Feature: Fort Wayne’s First Rounders
The following story by John Nolan aired on The FAN 1380 during our Hupe Insurance Services Pregame Show on Saturday, April 20.
Everyone in the Midwest League has had to battle with the cold so far this April. But possibly no one’s had it worse than Dane Phillips.
“You know, in this cold weather, there’s nothing you can do for your hand,” Phillips says. “You just wear it. You know it’s gonna hurt a little bit. It’s gonna sting a little bit. And you just have to get used to it.”
That’s because Phillips plays catcher for the TinCaps.
“I don’t think I’ve caught a fastball below 91-92 miles an hour,” Phillips says.
Such is the struggle when you’re the backstop for one of the most talented pitching staffs in all of minor league baseball.

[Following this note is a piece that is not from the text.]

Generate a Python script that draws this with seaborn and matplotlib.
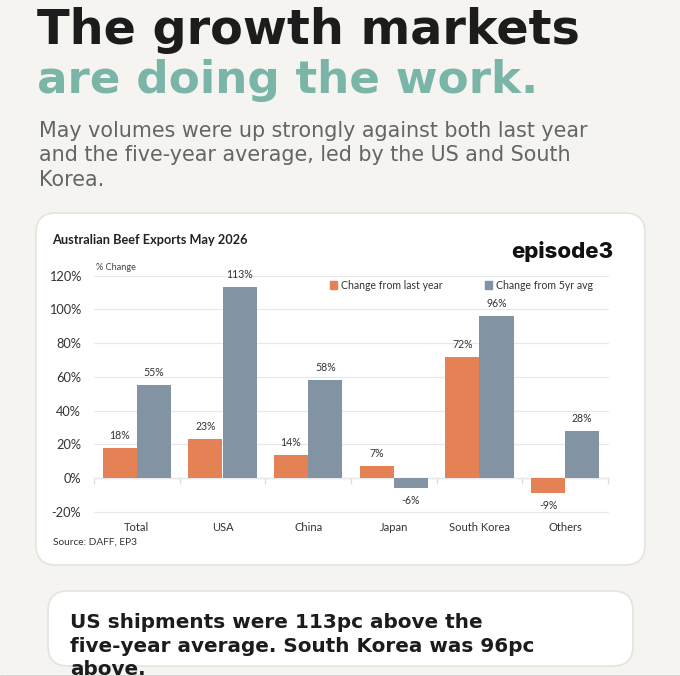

“I don’t think I can ever recall seeing four first round guys on one team anywhere,” says Lake County Captains manager Scooter Tucker.
Tucker probably wishes he’d still never seen it after losing to three of them in one series last weekend. But indeed, the TinCaps 2013 pitching staff features four 19-year old starters who were selected in the first or supplemental first round of the 2011 and 2012 Major League Baseball Drafts. No other team in minor league baseball can say the same. (And only the Cardinals, Dodgers, and Giants can boast that in the big leagues.)
“I think that’s awesome,” says Zach Eflin, the 33rd overall pick of the Padres in 2012. “Walker Weickel mentioned to me one time when we were back home, we might be the next Glavine, Smoltz, and Maddux.”
It may sound like a bold goal for Eflin, but when you consider the potential he and his fellow draft classmates Max Fried and Walker Weickel have, plus 2011 pick Joe Ross, it’s worth shooting for. Although at this stage, that doesn’t mean Fort Wayne pitching coach Burt Hooton is necessarily impressed.
“Well, I’ve been a big league pitching coach before,” Hooton says. “Those guys were pretty good.”
Yet even the former NLCS MVP and ex-Astros pitching coach has to admit it’s a unique opportunity to handle a staff like this.
“I’m impressed with the poise they have at the age they have and the experience level they have,” says Hooton, who once threw a no-hitter for the Cubs in 1972. “There are a lot of good things there to build upon — just the raw stuff.”
So the way Hooton sees it, it’s his job to enrich that stuff.
“You can pull crude oil out of the ground, but it’s not very useful until you refine it,” Hooton says. “And same thing with a lot of these guys with a lot of talent. Talent doesn’t get people out. It certainly helps, but it needs to be refined and gotten under control so you can use it efficiently, and effectively, and consistently to get hitters out.”
Ross and Weickel say that learning process is expedited by having each other to learn from.
“It’s good because we all are learning at the same pace pretty much, making mistakes and learning from them, and watching each other,” says Ross, who was selected 25th overall in 2011. “I mean besides Fried, we’re all fairly tall righties that throw decently hard with breaking pitches, and change-ups, and things like that.”
“Through our first couple professional starts in the Arizona League, and even into our first spring training, just watching each other bounce back, whether it be from success or adversity — no matter what the occurrence may be — I think that’s a building block for all of us, not just an individual,” Weickel, drafted 55th overall in 2012, says.
It’s a building block for a bunch that’s bonding together. Without any overwhelming ego unhappy with a lack of individual limelight, Fried says there isn’t a feeling of competition as much as there is one of motivation.
“It’s been unbelievable,” Fried says. “Joe, Walker, Zach — they’re all amazing pitchers and to be able to be on the same team as them, and being able to just hang out with them off the field, ’cause they’re all great people, and they’re all great competitors. So for me to see them working hard every day, it just motivates me to get better with them.”
And as far as that off-field dynamic goes, despite Fried and Ross hailing from California, with Eflin and Weickel coming from Florida, their catcher Phillips sees similar traits uniting them together.
“I’d say Ross is more lax. Fried’s a Cali boy. Walker’s kind of a redneck from Florida. Eflin, he’s relaxed too. They’re all great guys,” the Texan says. “And they’re all good, hard workers. I look forward to spending the whole summer with them.”
So while the dream of pitching together in Padres uniforms looms large, Ross and the rest of the TinCaps’ first-round pitchers have another focus for as long as they’re here in Fort Wayne.
Says Ross: “Our main goal, obviously, is to make it to San Diego, but we have business to take care of this season, so hopefully we can win a championship this year.”